А новых продуктов национализированная промышленность, крупная, средняя и мелкая, кустарная, почти не производила; она была разрушена из–за плохого руководства и недостатка сырья.
Это состояние социалистической экономики в те годы даже советские поэты характеризовали саркастически.
Например, Демьян Бедный так изображал советскую промышленность того времени:
А Маяковский в своём стихотворении «Прозаседавшиеся» издевался над бесконечными заседаниями всевозможных комиссий по поводу распределения…
Пока ничтожное количество товаров из государственных складов проходило через бесконечную цетй» распределительных органов (склады: местный — центральный — губернский — уездный — волостной–сельский), от этих товаров оставались только «рожки да ножки». А эти последние попадали сельским коммунистам — начальникам и «комбедам».
Крестьянам из этих «потребительских коммун» ничего не доставалось.
Расходясь от «потребительской коммуны» по домам с пустыми руками, и видя, как члены комбеда порой все же несут оттуда что-либо из «рожек и ножек» — фунт соли, кусок мыла или коробку спичек, — мужички отчаянно ругались:
— Когда берут продразвёрстку, то это с нас, а не с бедноты. А когда что–либо дают в «коммунии», то это — бедноте, а нас — мимо. Вот уж, действительно «коммуна»: кому — на, кому — нет ничаво… Растак её так… с перетаком!..
Всякая частная торговля — и денежная и обменная — в те годы расценивалась советской властью как «спекуляция» и была воспрещёна под угрозой конфискации имущества и тюремного заключения.

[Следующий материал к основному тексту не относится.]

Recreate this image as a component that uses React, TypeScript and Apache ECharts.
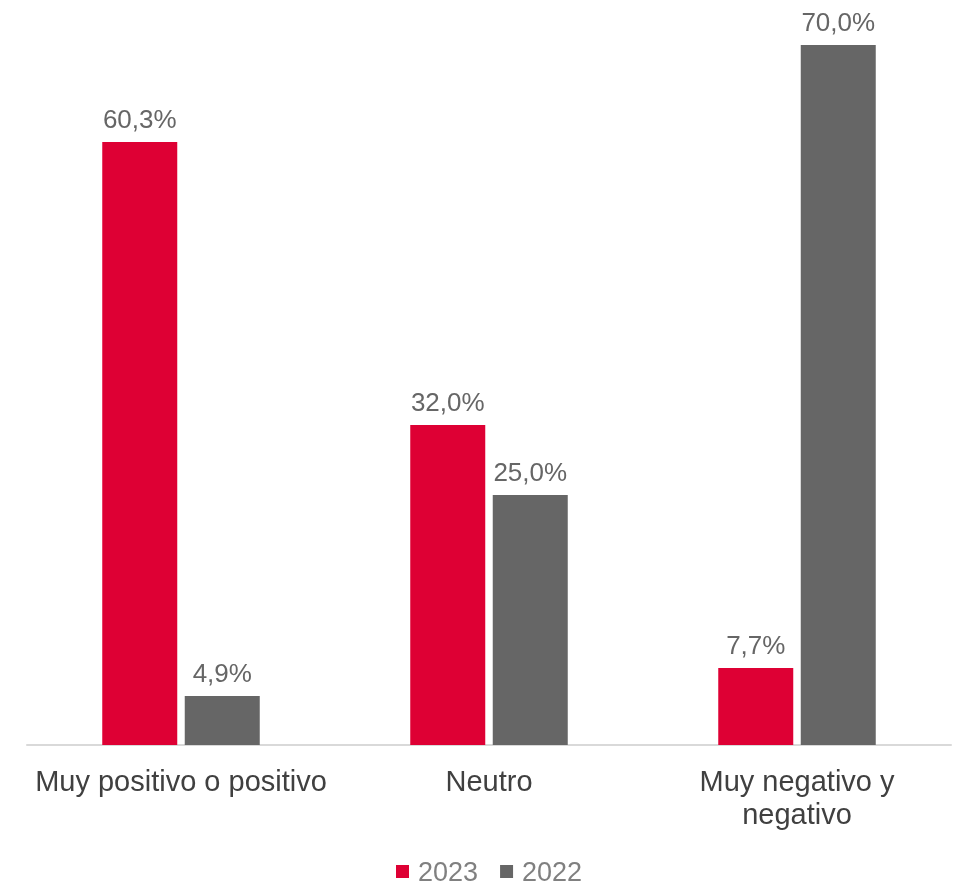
import React, { useEffect, useRef } from "react";
import * as echarts from "echarts";

const categories = ["Muy positivo o positivo", "Neutro", "Muy negativo y\nnegativo"];
const values2023 = [60.3, 32.0, 7.7];
const values2022 = [4.9, 25.0, 70.0];
const seriesNames = ["2023", "2022"];

const FONT = "'Liberation Sans', Arial, sans-serif";

export default function App() {
  const ref = useRef<HTMLDivElement>(null);
  useEffect(() => {
    if (!ref.current) return;
    const chart = echarts.init(ref.current, null, { renderer: "svg" });
    const label = {
      show: true,
      position: "top" as const,
      distance: 10,
      color: "#666666",
      fontSize: 26,
      fontFamily: FONT,
      formatter: (p: any) => p.value.toFixed(1).replace(".", ",") + "%",
    };
    chart.setOption({
      animation: false,
      grid: { left: 27, right: 3, top: 45, bottom: 141, containLabel: false },
      legend: {
        top: 853,
        left: 391,
        itemWidth: 13,
        itemHeight: 13,
        itemGap: 22,
        icon: "rect",
        data: seriesNames,
        textStyle: { fontSize: 27, color: "#808080", fontFamily: FONT, padding: [0, 0, 0, 4] },
      },
      xAxis: {
        type: "category",
        data: categories,
        axisLine: { lineStyle: { color: "#d9d9d9", width: 2 } },
        axisTick: { show: false },
        axisLabel: {
          color: "#404040",
          fontSize: 29,
          fontFamily: FONT,
          margin: 19,
          lineHeight: 33,
          interval: 0,
        },
      },
      yAxis: {
        type: "value",
        min: 0,
        max: 70,
        show: false,
        splitLine: { show: false },
      },
      series: [
        {
          name: seriesNames[0],
          type: "bar",
          data: values2023,
          barWidth: 75,
          barGap: "10%",
          itemStyle: { color: "#de0034" },
          label,
        },
        {
          name: seriesNames[1],
          type: "bar",
          data: values2022,
          barWidth: 75,
          barGap: "10%",
          itemStyle: { color: "#666666" },
          label,
        },
      ],
    });
    return () => chart.dispose();
  }, []);
  return (
    <div
      ref={ref}
      style={{ width: 954, height: 886, position: "fixed", left: 0, top: 0 }}
    />
  );
}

Официальная мотивировка этого воспрещёния была такая: правительство строит экономическую систему государственного распределения материальных благ среди населения, а денежная торговля эту политику натурально–потребительского коммунизма подрывает. Следовательно, торговля представляет собою деятельность антикоммунистическую, антисоветскую. Кроме того, торговые операции при денежной торговле, в условиях обесцененных денег, неминуемо исчисляются в повышенных, то есть, «спекулятивных» ценах.
Обменная торговля тоже представляла собою антизаконную, антисоветскую деятельность, ибо она тоже нарушала советские законы и подрывала систему планового государственного распределения. Если крестьянин за ковригу хлеба или за мешок картофеля выменял у горожанина старую рубашку, то, с точки зрения тогдашней политики советской власти, оба они нарушили советские законы о государственном распределении, совершили преступление. При продразвёрстке крестьянин должен был сдать все свои продукты, кроме необходимейшего минимума, государству. А если у него есть мешок картофеля или коврига хлеба для обмена, то это значит, что крестьянин при продразвёрстке скрыл от государства эти продукты и за счёт этих «излишков» теперь «спекулирует»… Аналогичное обвинение советская власть предъявляла и горожанину: почему он не сдал свою «лишнюю» рубашку «собесу» (отделу социального обеспечения) для бесплатной раздачи бедным, поскольку он сам получает свой продовольственный паёк бесплатно? А вместо выполнения своего государственного долга он, горожанин, стал «спекулировать» рубашкою, обменивая её на картофель…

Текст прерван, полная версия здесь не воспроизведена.